Misalnya dalam poin duapuluh empat yang kemudian diulangi kembali pada poin tigapuluh delapan. Sementara pada poin ketigapuluh tujuh Nabi Menandaskan pentingnya bersatu, sebagaiamana Ibnu Katsir mengulaskan:
“37- atas Yahudi nafkahnya dan atas muslimin nafkahnya sendiri. Keduanya memiliki kewajiban bersatu untuk melawan orang-orang yang ingin menghancurkan piagam ini. dan sesungguhnya mereka berkewajiban memberi nasihat satu sama lain dan gotong royong dan tidak berkhianat, dan yang dibantu mereka yang dizalimi (baik muslim maupun non muslim).” [ibnu Katsir, al-Bidayah wa al-Nihayah: 3/275-276]

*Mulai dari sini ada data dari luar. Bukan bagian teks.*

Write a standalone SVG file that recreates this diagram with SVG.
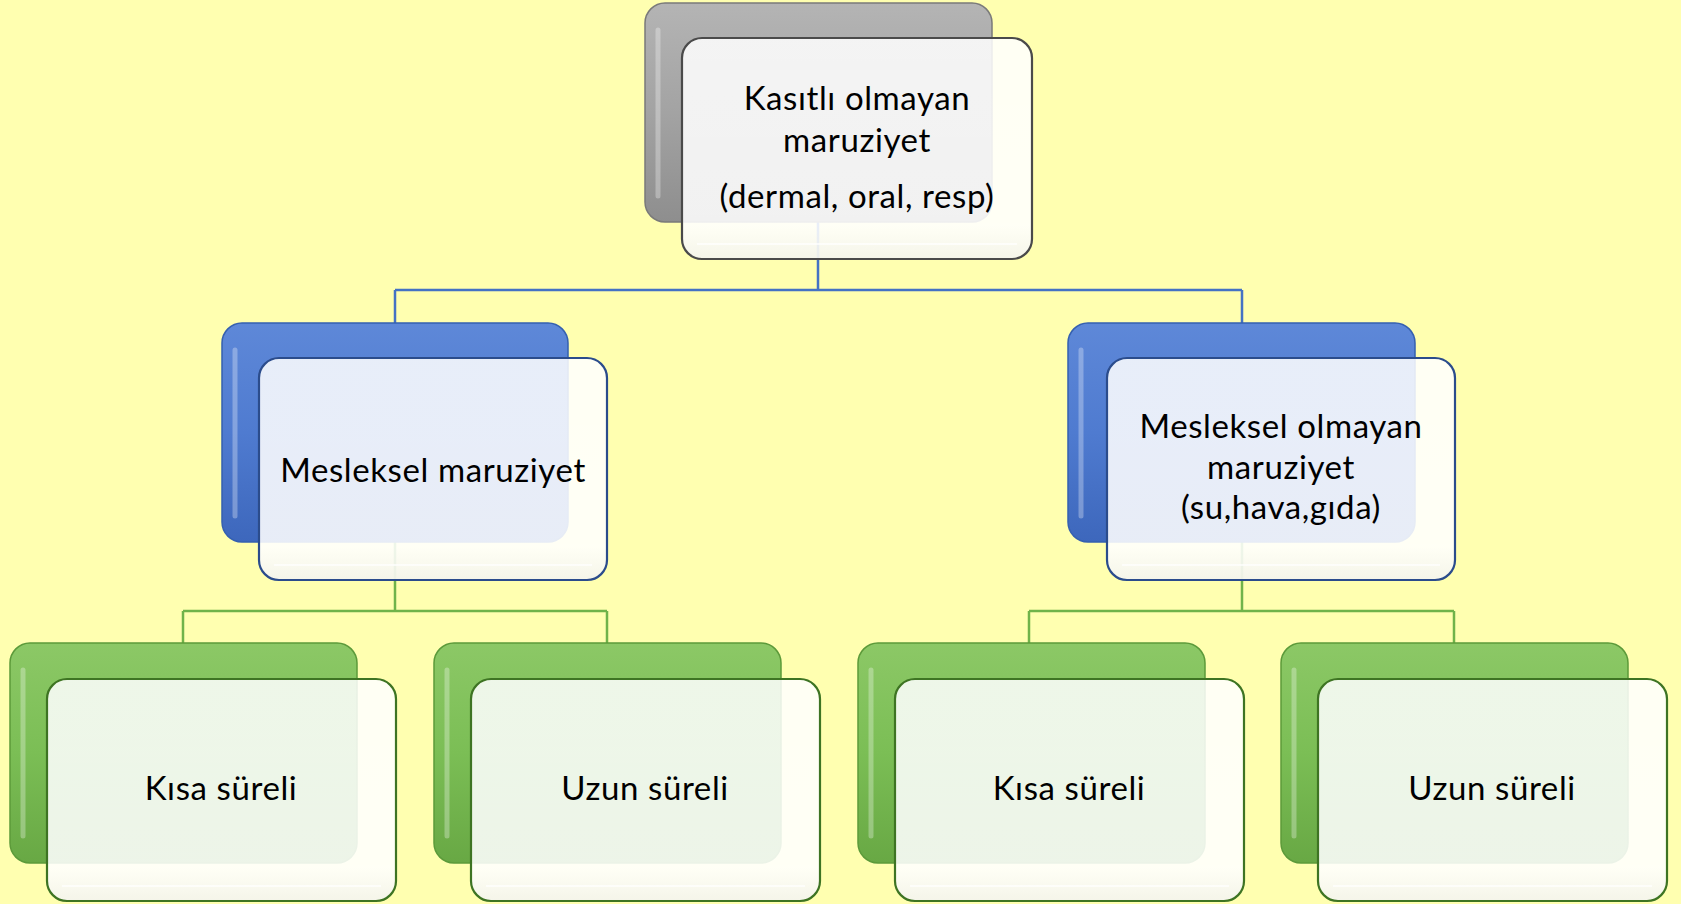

Nilai universal ini mampu mempersatukan perbedaan suku-suku, agama dan etnis menjadi perjuangan bersama dalam rangka menciptakan kehidupan yang berdaulat. Undang-undang Negara yang direfleksikan oleh Nabi dalam Piagam Madinah itu sesungguhnya melampaui kemoderenan zamannya bahkan di abad 21 ini, sebagaimana banyak diakui oleh kalangan teoritis tata Negara, baik barat maupun timur.
Sayangnya, ternyata mayoritas Yahudi membelot dan melanggar perjanjian yang dilakukan sehingga secara terpaksa dilumpuhkan. Menurut Syeh Sa’id Ramadan al-Buthi, Mereka di perangi bukan karena faktor agamanya melainkan pengkhianatannya.
Namun secara umum, umat muslim yang mayoritas di Madinah melakukan interaksi dengan baik kepada non-muslim yang minoritas. Mereka tidak sewenang-wenang memperlakukan non-muslim baik dari segi agamanya padahal waktu itu sudah jelas-jelas Islam dijamin baik dengan keberadaan Nabi Muhammad. akan tetapi, baliau tetap mengakui eksistensi agama minoritas.
Demikian penjelasan terkait tiga prinsip Piagam Madinah yang dicetuskan oleh Rasulullah. semoga pelbagai prinsip yang terkandung dalam Piagam Madinah memberikan penjelasan kepada kita bahwa Islam adalah agama yang sesuai dengan nilai kebangsaan dan keindonesiaan kita.